Le public visé semble toutefois bien ciblé, ajoute-t-elle, à savoir des quinquagénaires et sexagénaires, générations "qui utilisent le plus Facebook de nos jours". "Le sujet choisi, la retraite, les touche directement", et les noms de certains profils relayant le post ("Bisoutendresse", "J'aime ma maman et que Dieu la protège", etc) ont le potentiel de les toucher plus particulièrement.
Mais pourquoi inclure le lien vers les sites dans un premier commentaire plutôt que dans le post ? "Il est probable que le fait de cliquer sur 'voir les commentaires' soit un signal d'engagement 'élevé' pour l'algorithme de Facebook. Et les images en post natif [originel, NDLR] ont plus de visibilité que si elles sont accompagnées d'un lien", décrypte Olivier Ertzscheid, chercheur en sciences de l'information et de la communication et maître de conférences à l'université de Nantes, tout en relevant que la configuration de l'algorithme de Facebook reste toutefois opaque (archive).
"En général les algorithmes de ces plateformes pénalisent les liens sortants inclus dans les posts natifs - puisque l'enjeu est que vous restiez 'dans' la plateforme", a-t-il ajouté dans un email à l'AFP le 24 janvier 2025. "En mettant le lien dans le commentaire, vous trichez donc deux fois : une fois pour 'leurrer' l'algorithme en masquant le lien sortant, et une deuxième fois en augmentant artificiellement votre engagement - puisque les gens vont être tentés d'aller voir le commentaire", a-t-il analysé.
Sollicitée le 24 janvier par l'AFP, la rédaction du premier site, dont un des contributeurs est chef de projet chez CaptainTraffic, une société active dans le développement de la "notoriété digitale", n'avait pas répondu au moment de la publication de notre article (archive).

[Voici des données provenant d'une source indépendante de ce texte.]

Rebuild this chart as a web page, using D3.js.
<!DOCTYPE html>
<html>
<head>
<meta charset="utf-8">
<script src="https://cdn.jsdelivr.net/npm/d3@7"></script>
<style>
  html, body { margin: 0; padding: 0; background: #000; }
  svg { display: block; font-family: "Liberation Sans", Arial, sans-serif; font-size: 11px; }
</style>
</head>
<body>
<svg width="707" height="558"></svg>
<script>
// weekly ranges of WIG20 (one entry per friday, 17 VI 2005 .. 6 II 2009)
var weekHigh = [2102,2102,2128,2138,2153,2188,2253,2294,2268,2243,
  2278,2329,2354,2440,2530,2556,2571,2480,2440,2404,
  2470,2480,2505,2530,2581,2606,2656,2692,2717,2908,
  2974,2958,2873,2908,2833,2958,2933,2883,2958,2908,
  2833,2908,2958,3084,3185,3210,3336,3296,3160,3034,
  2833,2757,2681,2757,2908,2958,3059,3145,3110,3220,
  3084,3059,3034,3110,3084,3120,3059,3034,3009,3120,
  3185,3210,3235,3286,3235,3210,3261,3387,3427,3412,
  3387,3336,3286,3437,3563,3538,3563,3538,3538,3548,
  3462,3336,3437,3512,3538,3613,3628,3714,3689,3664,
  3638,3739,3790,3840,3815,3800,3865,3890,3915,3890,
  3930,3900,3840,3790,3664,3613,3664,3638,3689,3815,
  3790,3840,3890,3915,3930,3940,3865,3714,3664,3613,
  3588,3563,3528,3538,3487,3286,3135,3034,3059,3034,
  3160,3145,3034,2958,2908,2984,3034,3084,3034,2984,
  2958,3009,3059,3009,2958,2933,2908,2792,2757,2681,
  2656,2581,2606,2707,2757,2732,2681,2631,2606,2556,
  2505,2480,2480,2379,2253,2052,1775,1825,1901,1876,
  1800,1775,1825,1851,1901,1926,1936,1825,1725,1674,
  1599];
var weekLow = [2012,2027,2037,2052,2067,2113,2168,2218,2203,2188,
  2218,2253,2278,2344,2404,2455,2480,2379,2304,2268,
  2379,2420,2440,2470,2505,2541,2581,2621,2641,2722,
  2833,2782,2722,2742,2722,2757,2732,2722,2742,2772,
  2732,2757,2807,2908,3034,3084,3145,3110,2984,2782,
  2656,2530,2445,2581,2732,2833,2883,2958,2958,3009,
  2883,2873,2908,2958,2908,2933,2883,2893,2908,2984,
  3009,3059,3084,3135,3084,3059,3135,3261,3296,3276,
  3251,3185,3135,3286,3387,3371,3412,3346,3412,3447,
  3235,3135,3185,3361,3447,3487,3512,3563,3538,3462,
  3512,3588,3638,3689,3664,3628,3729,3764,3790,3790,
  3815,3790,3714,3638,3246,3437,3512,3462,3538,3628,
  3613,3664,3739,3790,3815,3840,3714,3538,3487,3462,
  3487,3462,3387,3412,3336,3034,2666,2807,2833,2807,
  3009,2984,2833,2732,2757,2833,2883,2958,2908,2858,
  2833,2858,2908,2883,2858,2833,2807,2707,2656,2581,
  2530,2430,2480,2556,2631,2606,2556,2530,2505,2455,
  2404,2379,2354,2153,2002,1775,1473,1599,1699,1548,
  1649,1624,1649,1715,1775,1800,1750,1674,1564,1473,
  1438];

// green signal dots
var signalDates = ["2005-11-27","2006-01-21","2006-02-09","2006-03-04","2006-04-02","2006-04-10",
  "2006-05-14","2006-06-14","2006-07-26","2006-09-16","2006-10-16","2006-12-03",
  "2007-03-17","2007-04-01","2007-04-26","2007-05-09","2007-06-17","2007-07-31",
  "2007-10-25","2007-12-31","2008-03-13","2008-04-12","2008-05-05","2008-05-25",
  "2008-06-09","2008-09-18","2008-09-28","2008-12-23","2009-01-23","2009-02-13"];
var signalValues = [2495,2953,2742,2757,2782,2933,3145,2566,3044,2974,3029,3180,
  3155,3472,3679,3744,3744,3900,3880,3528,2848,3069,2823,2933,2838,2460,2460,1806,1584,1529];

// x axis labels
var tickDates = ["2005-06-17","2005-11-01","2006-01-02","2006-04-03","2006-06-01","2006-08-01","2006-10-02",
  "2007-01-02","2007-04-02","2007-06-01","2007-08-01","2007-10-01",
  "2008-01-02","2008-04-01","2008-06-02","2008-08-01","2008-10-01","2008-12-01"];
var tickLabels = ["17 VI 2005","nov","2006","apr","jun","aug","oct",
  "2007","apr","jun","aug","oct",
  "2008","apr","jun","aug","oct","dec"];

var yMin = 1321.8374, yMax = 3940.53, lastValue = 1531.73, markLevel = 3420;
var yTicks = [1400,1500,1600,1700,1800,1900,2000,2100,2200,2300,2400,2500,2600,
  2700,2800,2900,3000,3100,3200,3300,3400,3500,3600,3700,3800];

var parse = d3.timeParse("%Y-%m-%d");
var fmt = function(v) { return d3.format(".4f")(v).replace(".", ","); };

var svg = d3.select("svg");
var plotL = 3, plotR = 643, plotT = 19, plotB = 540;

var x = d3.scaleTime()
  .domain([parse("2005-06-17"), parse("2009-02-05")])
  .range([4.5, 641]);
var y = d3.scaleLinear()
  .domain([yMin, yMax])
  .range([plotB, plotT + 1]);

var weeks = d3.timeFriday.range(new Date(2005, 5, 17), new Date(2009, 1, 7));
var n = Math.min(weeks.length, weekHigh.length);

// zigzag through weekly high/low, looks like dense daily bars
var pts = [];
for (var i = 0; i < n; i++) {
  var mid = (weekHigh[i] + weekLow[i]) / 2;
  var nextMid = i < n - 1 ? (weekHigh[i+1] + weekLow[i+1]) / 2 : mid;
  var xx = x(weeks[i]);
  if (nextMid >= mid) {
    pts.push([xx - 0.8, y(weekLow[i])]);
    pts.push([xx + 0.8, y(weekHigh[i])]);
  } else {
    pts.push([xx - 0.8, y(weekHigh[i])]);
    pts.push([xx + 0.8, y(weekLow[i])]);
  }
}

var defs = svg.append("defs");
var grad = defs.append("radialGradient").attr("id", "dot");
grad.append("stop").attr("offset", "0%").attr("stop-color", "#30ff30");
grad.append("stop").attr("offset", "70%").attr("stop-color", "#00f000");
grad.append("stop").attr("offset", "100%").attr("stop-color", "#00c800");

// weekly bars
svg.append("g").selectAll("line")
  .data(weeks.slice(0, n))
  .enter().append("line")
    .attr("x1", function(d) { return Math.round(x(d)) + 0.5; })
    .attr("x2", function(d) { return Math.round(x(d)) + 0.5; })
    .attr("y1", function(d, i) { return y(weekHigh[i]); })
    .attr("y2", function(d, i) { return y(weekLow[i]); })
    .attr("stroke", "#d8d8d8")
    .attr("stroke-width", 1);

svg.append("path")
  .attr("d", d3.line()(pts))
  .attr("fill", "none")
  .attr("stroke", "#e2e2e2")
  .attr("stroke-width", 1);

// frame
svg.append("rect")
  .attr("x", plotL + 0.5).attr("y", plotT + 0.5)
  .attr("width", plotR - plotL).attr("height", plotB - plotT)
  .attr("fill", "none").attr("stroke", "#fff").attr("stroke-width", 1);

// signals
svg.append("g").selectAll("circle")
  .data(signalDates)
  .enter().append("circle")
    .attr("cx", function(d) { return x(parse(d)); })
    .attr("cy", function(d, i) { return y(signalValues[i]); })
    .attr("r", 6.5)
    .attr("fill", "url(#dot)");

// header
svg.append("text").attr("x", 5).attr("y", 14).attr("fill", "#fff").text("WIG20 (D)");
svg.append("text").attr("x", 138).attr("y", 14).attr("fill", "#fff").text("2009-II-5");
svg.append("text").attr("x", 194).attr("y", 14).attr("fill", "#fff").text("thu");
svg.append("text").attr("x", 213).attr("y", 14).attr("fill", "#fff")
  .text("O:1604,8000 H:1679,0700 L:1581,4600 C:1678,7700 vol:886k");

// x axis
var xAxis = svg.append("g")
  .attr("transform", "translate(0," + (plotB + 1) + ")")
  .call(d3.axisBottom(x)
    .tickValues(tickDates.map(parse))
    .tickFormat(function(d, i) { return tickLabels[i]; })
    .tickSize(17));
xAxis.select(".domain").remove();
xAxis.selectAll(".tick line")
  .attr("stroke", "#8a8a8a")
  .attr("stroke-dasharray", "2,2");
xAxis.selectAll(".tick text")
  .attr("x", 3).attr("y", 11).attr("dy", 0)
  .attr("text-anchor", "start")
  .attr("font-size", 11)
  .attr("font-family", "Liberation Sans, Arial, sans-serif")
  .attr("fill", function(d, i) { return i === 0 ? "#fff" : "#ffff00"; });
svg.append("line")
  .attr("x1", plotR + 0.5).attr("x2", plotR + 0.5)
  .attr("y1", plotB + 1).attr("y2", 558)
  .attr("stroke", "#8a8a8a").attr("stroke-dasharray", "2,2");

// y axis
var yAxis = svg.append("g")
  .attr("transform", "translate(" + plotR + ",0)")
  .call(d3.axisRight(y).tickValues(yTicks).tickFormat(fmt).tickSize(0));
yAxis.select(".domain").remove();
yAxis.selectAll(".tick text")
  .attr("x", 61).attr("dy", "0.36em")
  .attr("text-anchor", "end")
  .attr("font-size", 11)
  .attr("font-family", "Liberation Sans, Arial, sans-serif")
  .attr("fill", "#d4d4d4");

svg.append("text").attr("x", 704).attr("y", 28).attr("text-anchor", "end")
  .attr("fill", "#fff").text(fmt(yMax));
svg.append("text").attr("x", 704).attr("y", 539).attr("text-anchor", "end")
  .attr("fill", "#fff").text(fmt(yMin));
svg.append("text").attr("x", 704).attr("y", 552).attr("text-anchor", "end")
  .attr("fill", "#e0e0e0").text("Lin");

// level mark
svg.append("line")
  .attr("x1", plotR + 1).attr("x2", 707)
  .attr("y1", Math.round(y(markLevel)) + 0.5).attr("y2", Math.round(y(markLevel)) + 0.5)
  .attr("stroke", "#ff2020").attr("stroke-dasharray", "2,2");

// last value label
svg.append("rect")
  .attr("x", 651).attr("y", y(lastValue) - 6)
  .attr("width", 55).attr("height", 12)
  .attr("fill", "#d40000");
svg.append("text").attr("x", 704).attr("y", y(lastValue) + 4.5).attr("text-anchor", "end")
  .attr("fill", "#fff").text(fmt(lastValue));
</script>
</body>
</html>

L'AFP a déjà montré dans plusieurs articles de vérification que certains posts sur les réseaux sociaux relayaient de fausses informations ou comportaient des images générées par intelligence artificielle pour susciter de l'empathie, maximiser le nombre de clics et au final augmenter leur audience, à des fins de mercantiles, comme ici ou ici.